On Monday 7 December 2020, the Executive Board of the International Olympic Committee (IOC) confirmed four "additional" sports for the program of the Paris 2024 Olympics. Breaking, climbing, skateboarding and surfing! All of them are young and urban, but the only true newcomer is breaking.
"Young, urban and revolutionary" is how the Paris 2024 Organizing Committee describes the quartet that it added to a lineup of 28 decidedly more traditional sports. Climbing, skateboarding and surfing will actually premiere next year in the Tokyo Games. The real novelty for 2024 will indeed be breaking.
It is by no means that the Olympic movement is first to discover the appeal of these sports. All of them feature prominently in other high-profile multi-sport events: the X-Games, which had their inaugural edition in 1995, being just one of them. And all four, without exception, are frequently associated with the energy drink Red Bull.

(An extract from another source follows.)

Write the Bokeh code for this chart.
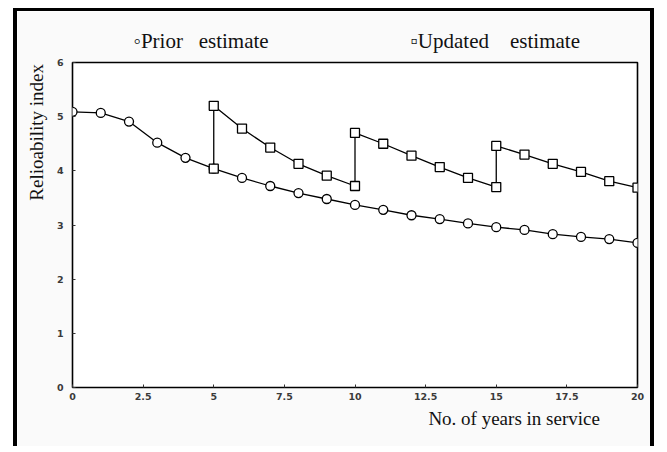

What is there to be learned from the recent history of these sports? In the case of breaking, it could well be the fact that the most important international competition – by far – in a calendar that goes beyond national, continental and world championships is a proprietary Red Bull series of events: Red Bull BC One. Ever since 2004! The 2020 edition of the series had close to 1,000 b-boys and b-girls from around the world contest the title in e-battles and a world final held in Salzburg, Austria.
Just to remind everyone: skydiving was part of the X-Games in the late 1990s, two of the most prolific indoor skydiving athletes are on the Red Bull roster for 2020 – Maja from Poland and Kyra from Singapore – and artistic skydiving has its first ever virtual contest in progress at this very moment ... Sky on Stage. At the very least, that's a good point of departure.